OpenAI just admitted it can't identify AI-generated text. That's bad for the internet and it could be really bad for AI models.

L4sBot@lemmy.world · 1 year ago

OpenAI just admitted it can't identify AI-generated text. That's bad for the internet and it could be really bad for AI models.

lily33@lemmy.world · 1 year ago

Not really. If it’s truly impossible to tell the text apart, than it doesn’t really pose a problem for training AI. Otherwise, next-gen AI will be able to tell apart text generated by current gen AI, and it will get filtered out. So only the most recent data will have unfiltered shitty AI-generated stuff, but they don’t train AI on super-recent text anyway.

Womble@lemmy.world · 1 year ago

This is not the case. Model collapse is a studied phenomenon for LLMs and leads to deteriorating quality when models are trained on the data that comes from themselves. It might not be an issue if there were thousands of models out there but there are only 3-5 base models that all the others are derivatives of IIRC.

lily33@lemmy.world · edit-2 1 year ago

I don’t see how that affects my point.

Today’s AI detector can’t tell apart the output of today’s LLM.
Future AI detector WILL be able to tell apart the output of today’s LLM.
Of course, future AI detector won’t be able to tell apart the output of future LLM.

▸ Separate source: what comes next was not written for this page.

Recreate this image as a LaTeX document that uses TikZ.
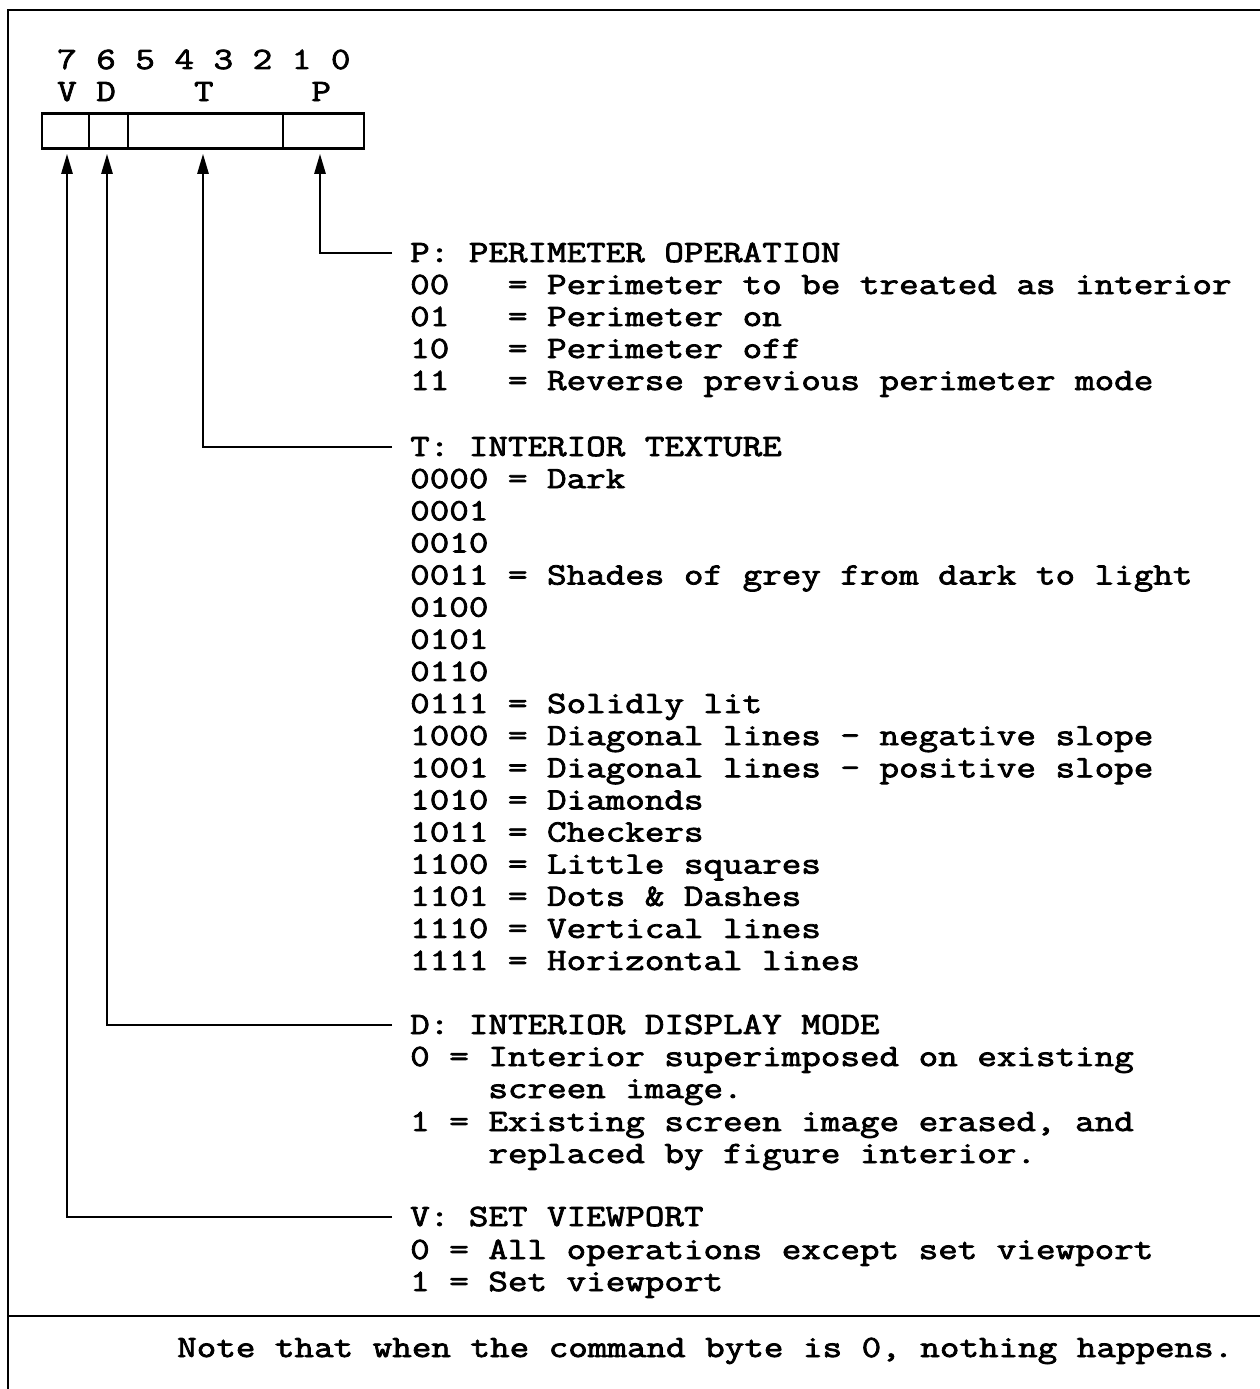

So at any point in time, only recent text could be “contaminated”. The claim that “all text after 2023 is forever contaminated” just isn’t true. Researchers would simply have to be a bit more careful including it.

Womble@lemmy.world · 1 year ago

Your assertion that a future AI detector will be able to detect current LLM output is dubious. If I give you the sentence “Yesterday I went to the shop and bought some milk and eggs.” There is no way for you or any detection system to tell if that was AI generated or not with any significant degree of certainty. What can be done is statistical analysis of large data sets to see how they “smell”, but saying around 30% of this dataset is likely LLM generated does not get you very far in creating a training set.

I’m not saying that there is no solution to this problem, but blithely waving away the problem saying future AI will be able to spot old AI is not a serious take.

lily33@lemmy.world · 1 year ago

If you give me several paragraphs instead of a single sentence, do you still think it’s impossible to tell?

steakmeout@lemmy.world · 1 year ago

“If you zoom further out you can definitely tell it’s been shopped because you can see more pixels.”

diffuselight@lemmy.world · 1 year ago

There is not enough entropy in text to even detect current model output. it’s game over.